As of December 31, 2023 and December 25, 2022, the Company’s net deferred income taxes are recorded in the Consolidated Balance Sheets as follows:
(In millions)20232022
Other assets$427.9 262.1 
Other liabilities(75.6)(122.3)
Net deferred income taxes$352.3 139.8 
We previously considered the earnings in our non-U.S. subsidiaries to be indefinitely reinvested and, accordingly, recorded no deferred income taxes. However, the Tax Cuts and Jobs Act (the "Tax Act") enacted on December 22, 2017 gave the Company more flexibility to manage cash globally. The Company still has significant cash needs outside the United States and continues to consistently monitor and analyze its global working capital and cash requirements. However, we intend to repatriate substantially all of our accumulated foreign earnings when appropriate. As of December 31, 2023, we have recorded $3.2 million of foreign withholding and U.S. state income tax liability. The Company has not finalized the timing of any actual cash distributions or the specific amounts and therefore we could still be subject to some additional foreign withholding taxes and U.S. state income taxes. We will record these additional tax effects, if any, in the period that we complete our analysis and are able to make a reasonable estimate.
A reconciliation of unrecognized tax benefits, excluding potential interest and penalties, for the fiscal years ended 2023, 2022, and 2021 is as follows:
(In millions)202320222021
Balance at beginning of year$77.8 50.6 67.8 
Gross increases in prior period tax positions11.9 0.9 0.6 
Gross decrease from disposition
(10.4)— — 
Gross decreases in prior period tax positions(23.4)(0.2)(12.0)
Gross increases in current period tax positions3.8 28.6 4.6 
Decrease related to settlements with tax authorities(8.4)— (2.7)
Decreases from the expiration of statute of limitations(11.4)(2.1)(7.7)
Balance at end of year$39.9 77.8 50.6 
Unrecognized tax benefits as of December 31, 2023, December 25, 2022 and December 26, 2021 were $39.9 million, $77.8 million, and $50.6 million, respectively, and are recorded within Other liabilities, Prepaid expenses and other current assets, and Other assets in the Company's Consolidated Balance Sheets. If recognized, these tax benefits may have affected our income tax provision for fiscal years 2023, 2022, and 2021 by approximately $46.0 million, $53.0 million, and $46.0 million, respectively.
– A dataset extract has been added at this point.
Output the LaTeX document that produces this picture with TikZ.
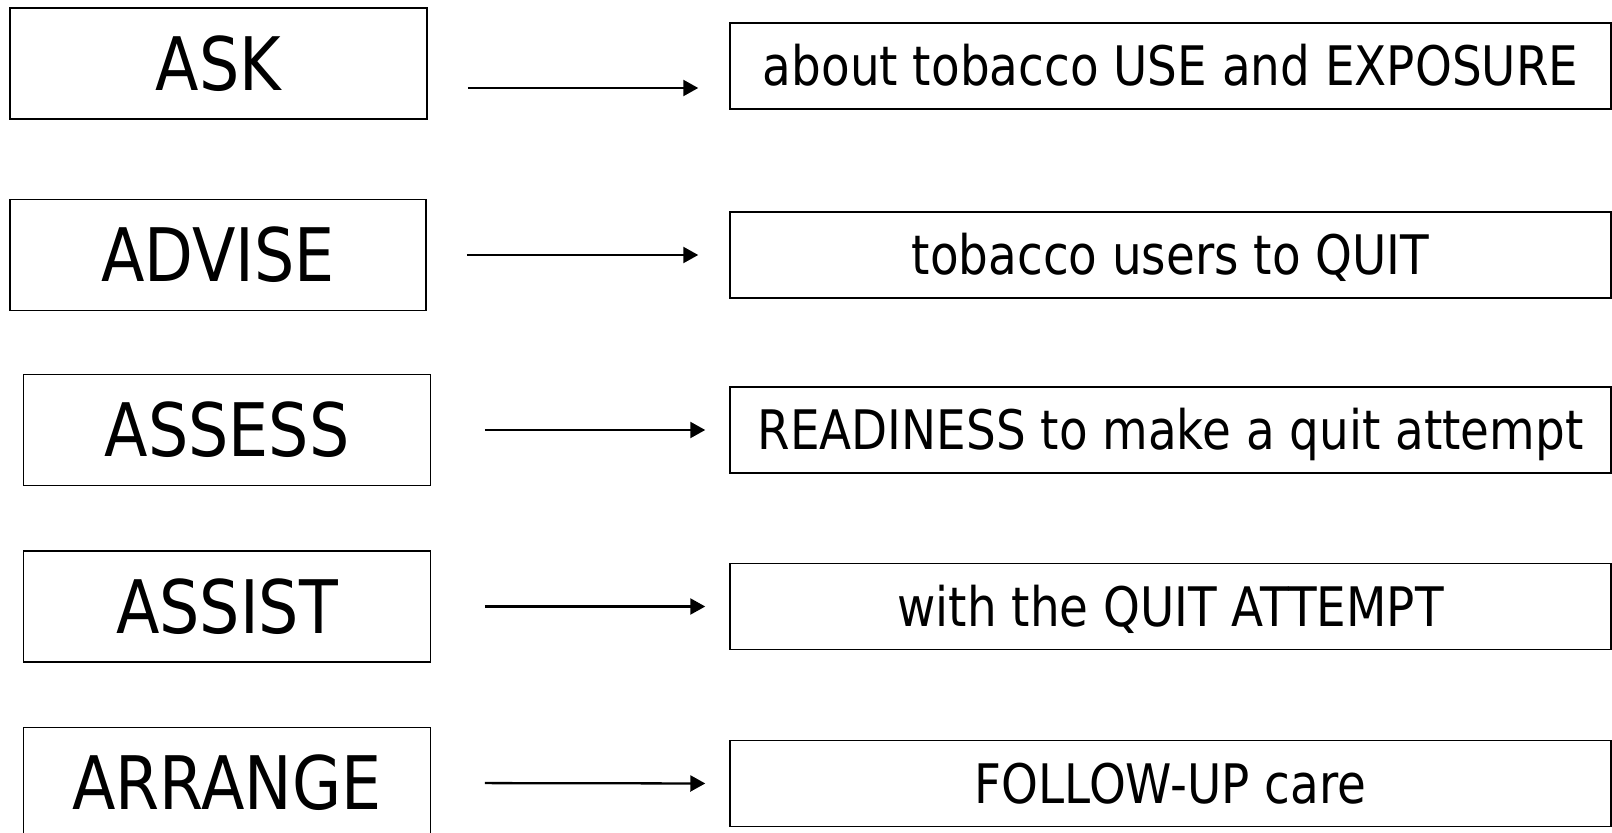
\documentclass[tikz,border=0pt]{standalone}
\usepackage{fontspec}
\setmainfont[FakeStretch=0.86]{DejaVu Sans}
\usetikzlibrary{arrows.meta, positioning}
\tikzset{
    box_step/.style={
        rectangle, draw=black, line width=0.85pt, fill=white,
        minimum width=8.14cm, minimum height=2.22cm,
        font=\fontsize{42}{50}\selectfont,
        text height=30.6pt, text depth=0pt
    },
    box_action/.style={
        rectangle, draw=black, line width=0.85pt, fill=white,
        minimum width=17.62cm, minimum height=1.72cm,
        font=\fontsize{31}{37}\selectfont,
        text height=22.6pt, text depth=0pt
    },
    step_arrow/.style={
        -{Triangle[length=0.3cm, width=0.32cm]}, line width=1.3pt, draw=black
    }
}
\begin{document}
\begin{tikzpicture}
\useasboundingbox (0, 0) rectangle (32.24, -16.66);
\clip (0, 0) rectangle (32.24, -16.66);

% the five steps
\node[box_step, minimum width=8.34cm] (ask) at (4.37, -1.27) {ASK};
\node[box_step, minimum width=8.32cm] (advise) at (4.36, -5.10) {ADVISE};
\node[box_step] (assess) at (4.54, -8.60) {ASSESS};
\node[box_step] (assist) at (4.54, -12.13) {ASSIST};
\node[box_step] (arrange) at (4.54, -15.66) {ARRANGE};

% what each step is about
\node[box_action] (use) at (23.41, -1.32) {about tobacco USE and EXPOSURE};
\node[box_action] (quit) at (23.41, -5.10) {tobacco users to QUIT};
\node[box_action] (ready) at (23.41, -8.60) {READINESS to make a quit attempt};
\node[box_action] (attempt) at (23.41, -12.13) {with the QUIT ATTEMPT};
\node[box_action] (followup) at (23.41, -15.67) {FOLLOW-UP care};

\draw[step_arrow, shorten <=0.80cm, shorten >=0.62cm] ([yshift=-0.49cm]ask.east) -- ([yshift=-0.49cm]ask.east -| use.west);
\draw[step_arrow, shorten <=0.80cm, shorten >=0.62cm] (advise.east) -- (quit.west);
\draw[step_arrow, shorten <=1.07cm, shorten >=0.48cm] (assess.east) -- (ready.west);
\draw[step_arrow, shorten <=1.07cm, shorten >=0.48cm] (assist.east) -- (attempt.west);
\draw[step_arrow, shorten <=1.07cm, shorten >=0.48cm] (arrange.east) -- (followup.west);
\end{tikzpicture}
\end{document}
During 2023, 2022, and 2021, the Company recognized $5.8 million, $2.2 million, and $2.6 million, respectively, of potential interest and penalties, which are included as a component of Income taxes in the
accompanying Consolidated Statements of Operations. As of December 31, 2023, December 25, 2022, and December 26, 2021, the Company had accrued potential interest and penalties of $6.2 million, $8.8 million, and $7.3 million, respectively.
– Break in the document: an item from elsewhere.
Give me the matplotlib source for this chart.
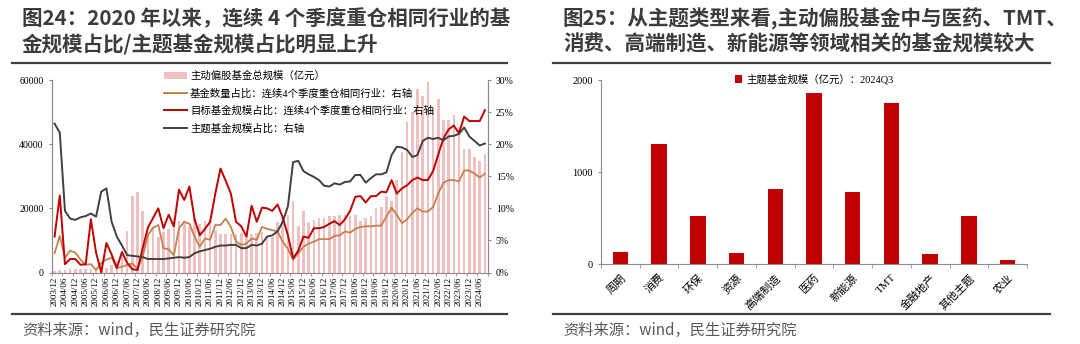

The Company and its subsidiaries file income tax returns in the United States and various state and international jurisdictions. In the normal course of business, the Company is regularly audited by U.S. federal, state and local and international tax authorities in various tax jurisdictions. The Company is no longer subject to U.S. federal income tax examinations for years before 2017. With few exceptions, the Company is no longer subject to U.S. state or local and non-U.S. income tax examinations by tax authorities in its major jurisdictions for years before 2017. The Company is currently under income tax examination by the Internal Revenue Service and in several U.S. state and local and non-U.S. jurisdictions.
The Company believes it is reasonably possible that a decrease of approximately $0.0 million - $4.0 million in gross unrecognized tax benefits may be necessary within the coming year as a result of expected tax return settlements and lapse of statute of limitations.